Which combination should a team actually run?

Most mature programs layer these rather than picking one: SAST on every pull request for fast, cheap, pre-merge feedback; DAST against staging or pre-production environments to catch runtime and configuration issues SAST structurally can't see; IAST where the tooling and test coverage support it, for pinpoint-accurate findings during QA cycles; and RASP as a production safety net, especially for internet-facing applications or legacy systems where the first three haven't caught everything. Budget and tooling maturity usually dictate the order teams adopt these in — SAST and DAST first, since they map cleanly onto existing CI/CD and staging environments, with IAST and RASP added as programs mature and specific gaps (slow triage, legacy app protection) become priorities worth solving.

FAQ

Is DAST or SAST better for catching SQL injection?

Both can catch it, but from different angles — SAST flags the code pattern where untrusted input reaches a query before you ever deploy, while DAST confirms the injection is actually exploitable by attacking the running endpoint. Running both gives you pre-merge coverage and a real-world confirmation, which is why many teams don't treat this as an either-or choice.

Does IAST require source code access like SAST does?

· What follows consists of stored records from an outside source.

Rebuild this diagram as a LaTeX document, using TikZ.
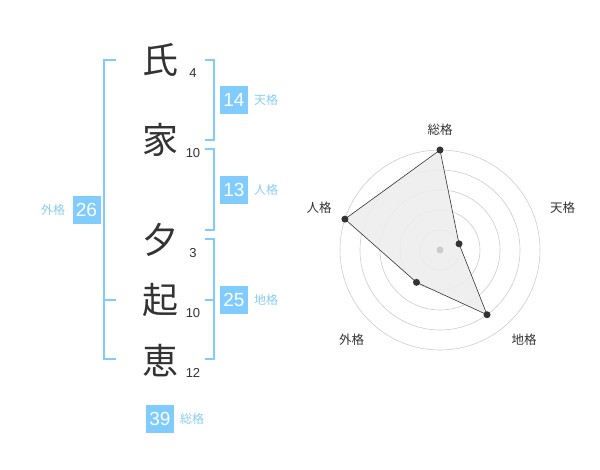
\documentclass[tikz,border=0pt]{standalone}
\usepackage{fontspec}
\setmainfont{Liberation Sans}
\newfontfamily\cjk{Noto Sans CJK JP}
\definecolor{kakublue}{HTML}{80CCFF}
\definecolor{kakutext}{HTML}{88CCF4}
\definecolor{inkgray}{HTML}{333333}
\definecolor{ringgray}{HTML}{CCCCCC}
\tikzset{
  kanji/.style={font=\cjk\fontsize{36}{36}\selectfont, text=inkgray, inner sep=0pt},
  strokes/.style={font=\fontsize{13}{13}\selectfont, text=inkgray, inner sep=0pt},
  kakubox/.style={fill=kakublue, text=white, minimum size=28pt, inner sep=0pt, font=\fontsize{19}{19}\selectfont},
  kakulabel/.style={font=\cjk\fontsize{12}{12}\selectfont, text=kakutext, inner sep=0pt},
  axislabel/.style={font=\cjk\fontsize{12.5}{12.5}\selectfont, text=inkgray, inner sep=0pt},
  bracket/.style={draw=kakublue, line width=2pt},
}
\begin{document}
\begin{tikzpicture}[x=1pt,y=1pt]
  \useasboundingbox (0,0) rectangle (600,470);

  \foreach \k/\ky/\n/\ny [count=\i] in {
        氏/410/4/397, 家/330/10/317, 夕/230/3/217,
        起/170/10/157, 恵/109/12/97
    } {
    \node[kanji] (k\i) at (160,\ky) {\k};
    \node[strokes] (n\i) at (193,\ny) {\n};
  }

  \draw[bracket] (116,410) -- (104,410) -- (104,111) -- (116,111);
  \draw[bracket] (104,170) -- (116,170);
  \draw[bracket] (205,410) -- (214,410) -- (214,330) -- (205,330);
  \draw[bracket] (205,321) -- (214,321) -- (214,240) -- (205,240);
  \draw[bracket] (205,231) -- (214,231) -- (214,111) -- (205,111);
  \draw[bracket] (205,170) -- (214,170);

  \foreach \v/\bx/\by/\lab/\lx [count=\i] in {
        14/234/370/天格/266, 13/234/280/人格/266, 26/86.5/260/外格/53,
        25/234/170/地格/266, 39/160/51/総格/192
    } {
    \node[kakubox] (box\i) at (\bx,\by) {\v};
    \node[kakulabel] (lab\i) at (\lx,\by) {\lab};
  }

  \begin{scope}[shift={(440,220)}]
    \foreach \r in {20,40,...,100} {
      \draw[ringgray, line width=0.6pt] (0,0) circle[radius=\r];
    }
    \coordinate (sou) at (90:100);
    \coordinate (ten) at (18:20);
    \coordinate (chi) at (-54:80);
    \coordinate (gai) at (-126:40);
    \coordinate (jin) at (162:100);
    \filldraw[fill=black!7, fill opacity=0.9, draw=inkgray, line width=0.6pt]
      (sou) -- (ten) -- (chi) -- (gai) -- (jin) -- cycle;
    \foreach \p in {sou,ten,chi,gai,jin} {
      \fill[inkgray] (\p) circle[radius=3.5];
    }
    \fill[ringgray] (0,0) circle[radius=3.5];
  \end{scope}

  \node[axislabel] (axsou) at (440,340) {総格};
  \node[axislabel] (axten) at (562.5,262) {天格};
  \node[axislabel] (axjin) at (319,262) {人格};
  \node[axislabel] (axgai) at (351.5,130) {外格};
  \node[axislabel] (axchi) at (524,130) {地格};
\end{tikzpicture}
\end{document}
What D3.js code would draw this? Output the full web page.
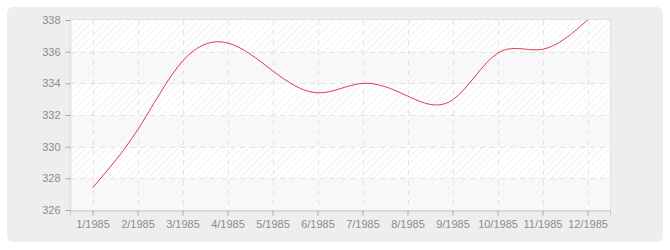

Not necessarily — IAST typically instruments the running application (via a language runtime agent) rather than analyzing source directly, so it can work in environments where SAST-style source analysis isn't practical, though having source access helps map findings back to exact code locations.

Can RASP replace the need for SAST or DAST entirely?

No. RASP protects a running application against exploitation of vulnerabilities that already exist; it doesn't find or fix those vulnerabilities in the first place. Removing SAST and DAST from a program and relying solely on RASP leaves you with an unknown and growing number of unpatched bugs, purely dependent on the RASP agent catching every exploitation attempt in real time.

Which of these four should a small team start with if they can only pick one?

SAST paired with DAST is the most common starting combination, since together they cover both pre-merge code-level issues and post-deployment runtime and configuration gaps without requiring the additional instrumentation overhead that IAST and RASP typically involve.